Alors que l’augmentation des flux de données devrait atteindre 181 zettaoctets (un zettaoctet représente un mille milliards de gigaoctets) d’ici 2025,  avoir les ressources nécessaires à la sauvegarde des données deviendra un enjeu crucial. Dans la mesure où le modèle des communs prend de l’ampleur, les besoins en stockage risquent d’augmenter et vont devenir d’autant plus nécessaires dans un contexte de guerre informationnelle. La présence de data centers locaux pourrait donc permettre la diminution de fuites de données à l’étranger et donc favoriser l’utilisation de communs numériques. 

 

Un questionnement sur l’utilisation des données 

Dans le contexte européen, le règlement général sur la protection des données (RGPD) établi en 2018 a pour vocation de réguler l’utilisation des données à caractère personnel des personnes physiques. Ce RGPD couvre l’utilisation des données personnelles sur l'open data, notamment au niveau des publications en ligne et de la réutilisation des données publiques. La Commission nationale de l’informatique et des libertés (CNIL), chargée d’accompagner « la mise en conformité » en tant que régulateur et la Commission d’accès aux documents administratifs (CADA) dont l’objectif est de veiller au respect de « la liberté d’accès aux documents administratifs, ainsi qu’à la réutilisation des informations publiques », sont les organismes chargés de présenter ces modalités. Cependant, dans les textes, il n’existe pas pour l’heure de cadre juridique spécifique aux « communs numériques » permettant de réguler l’utilisation des données et la question de la propriété intellectuelle. À la suite de l’évolution croissante de ce modèle basé sur la collaboration, des avocats se spécialisant sur la question apparaissent de plus en plus. En France, cela pourrait devenir un véritable sujet permettant de contribuer à la souveraineté numérique du pays en accélérant l’innovation.

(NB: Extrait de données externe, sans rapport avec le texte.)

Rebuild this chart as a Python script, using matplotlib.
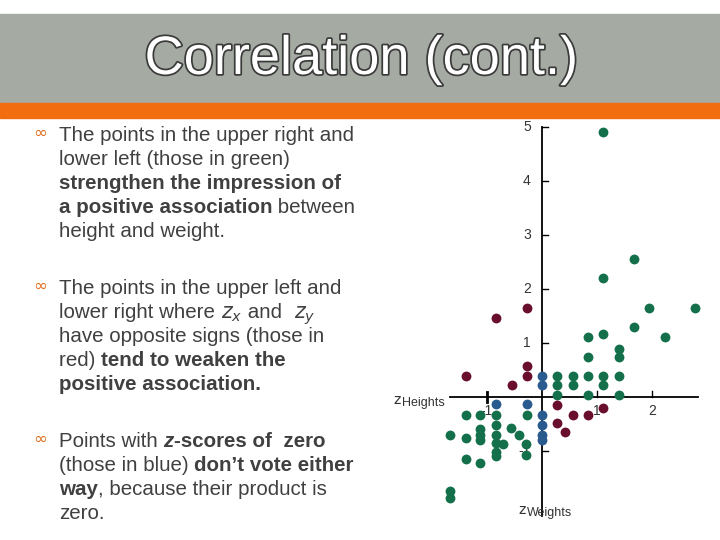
import matplotlib
matplotlib.use("Agg")
import matplotlib.pyplot as plt
from matplotlib.patches import Rectangle
import matplotlib.patheffects as pe

green_x = [1.11,1.67,1.11,1.95,2.78,1.67,2.24,0.84,1.11,0.84,1.40,1.40,
           0.28,0.56,0.84,1.11,1.40,0.28,0.56,1.11,0.28,0.84,1.40,
           -1.38,-1.12,-0.83,-0.27,-0.83,-1.67,-1.38,-1.12,-1.12,-1.12,-0.83,-0.56,-0.41,
           -0.83,-0.70,-0.29,-0.83,-0.83,-0.29,-1.38,-1.12,-1.67,-1.67]
green_y = [4.91,2.56,2.20,1.65,1.65,1.30,1.11,1.11,1.18,0.75,0.90,0.75,
           0.40,0.40,0.40,0.40,0.40,0.22,0.22,0.22,0.04,0.04,0.04,
           -0.33,-0.33,-0.33,-0.33,-0.51,-0.69,-0.76,-0.59,-0.69,-0.79,-0.69,-0.57,-0.69,
           -0.85,-0.87,-0.87,-1.01,-1.08,-1.06,-1.15,-1.22,-1.73,-1.86]
red_x = [-0.83,-0.27,-0.27,-0.27,-1.38,-0.54,0.28,1.12,0.28,0.56,0.84,0.42]
red_y = [1.47,1.65,0.57,0.40,0.40,0.22,-0.15,-0.19,-0.48,-0.33,-0.33,-0.65]
blue_x = [0,0,-0.83,-0.27,0,0,0,0]
blue_y = [0.40,0.22,-0.12,-0.12,-0.33,-0.52,-0.69,-0.79]
x_ticks = [-1, 1, 2]
y_ticks = [-1, 1, 2, 3, 4, 5]

fig = plt.figure(figsize=(7.2, 5.4), dpi=100)
fig.patch.set_facecolor("white")
fig.patches.append(Rectangle((0, 1-103/540), 1, 89/540, transform=fig.transFigure, color="#a5aba2", zorder=0))
fig.patches.append(Rectangle((0, 1-118/540), 1, 15/540, transform=fig.transFigure, color="#f26d10", zorder=0))
tfam = ["Liberation Sans Narrow", "Liberation Sans", "DejaVu Sans"]
fig.text(361/720, 1-60/540, "Correlation (cont.)", fontsize=39, color="white", family=tfam,
         ha="center", va="center",
         path_effects=[pe.withStroke(linewidth=2.5, foreground="#3a3a3a")])

ax = fig.add_axes([0.5385, 0.0143, 0.4583, 0.790])
ax.set_xlim(-2.8, 3.2); ax.set_ylim(-2.5, 5.4)
ax.axis("off")
ax.plot([-1.67, 2.85], [0, 0], color="black", lw=1.3)
ax.plot([0, 0], [-2.2, 5.0], color="black", lw=1.3)
for t in x_ticks:
    if t < 0:
        ax.plot([t, t], [-0.08, 0.1], color="black", lw=2)
    else:
        ax.plot([t, t], [0, 0.12], color="black", lw=1)
    ax.text(t, -0.12, f"{t}" if t > 0 else "-1", ha="center", va="top", fontsize=10, color="#333333", family=tfam)
for t in y_ticks:
    ax.plot([0, 0.12], [t, t], color="black", lw=1)
    ax.text(-0.2, t, f"{t}" if t > 0 else "-1", ha="right", va="center", fontsize=10, color="#333333", family=tfam)
ax.text(-2.7, -0.05, "z", fontsize=10, ha="left", va="center", color="#333333")
ax.text(-2.54, -0.1, "Heights", fontsize=9, ha="left", va="center", color="#333333", family=tfam)
ax.text(-0.42, -2.08, "z", fontsize=10, ha="left", va="center", color="#333333")
ax.text(-0.26, -2.15, "Weights", fontsize=9, ha="left", va="center", color="#333333", family=tfam)
s = 50
ax.scatter(green_x, green_y, s=s, color="#13704a", zorder=3, linewidths=0)
ax.scatter(red_x, red_y, s=s, color="#6a0e2e", zorder=3, linewidths=0)
ax.scatter(blue_x, blue_y, s=s, color="#2a5b8f", zorder=3, linewidths=0)

fig.canvas.draw()
renderer = fig.canvas.get_renderer()
fam = ["Liberation Sans", "DejaVu Sans"]
def line(y, runs, x0=59):
    x = x0
    for txt, w, st in runs:
        t = fig.text(x/720, 1-y/540, txt, fontsize=14.8, color="#404040", family=fam,
                     weight=w, style=st, va="baseline", ha="left")
        bb = t.get_window_extent(renderer)
        x += bb.width
N = ("normal", "normal"); B = ("bold", "normal")
def r(txt, k=N): return (txt, k[0], k[1])
blocks = [
    (141, [[r("The points in the upper right and")],
           [r("lower left (those in green)")],
           [r("strengthen the impression of", B)],
           [r("a positive association", B), r(" between")],
           [r("height and weight.")]]),
    (294, [[r("The points in the upper left and")],
           [r("lower right where "), r("$z_x$"), r(" and  "), r("$z_y$")],
           [r("have opposite signs (those in")],
           [r("red) "), r("tend to weaken the", B)],
           [r("positive association.", B)]]),
    (447, [[r("Points with "), r("z", ("bold", "italic")), r("-scores of  zero", B)],
           [r("(those in blue) "), r("don\u2019t vote either", B)],
           [r("way", B), r(", because their product is")],
           [r("zero.")]]),
]
for y0, lines in blocks:
    fig.text(33/720, 1-(y0-3)/540, "\u221e", fontsize=12, color="#e07020", ha="left", va="baseline")
    for i, runs in enumerate(lines):
        line(y0 + 24*i, runs)

fig.savefig("out.png", dpi=100)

L’Europe étant dans une optique de « mise en réseau des connaissances » et de « collaboration internationale », un rapport mené par dix-neuf pays membres de l’Union européenne a vu le jour en juin 2022. Par conséquent, nous pourrions nous questionner sur les enjeux futurs de l’utilisation du modèle d’affaires des communs à l’échelle européenne et si ce dernier pourrait à long terme devenir un instrument de « smart power » pour les nations.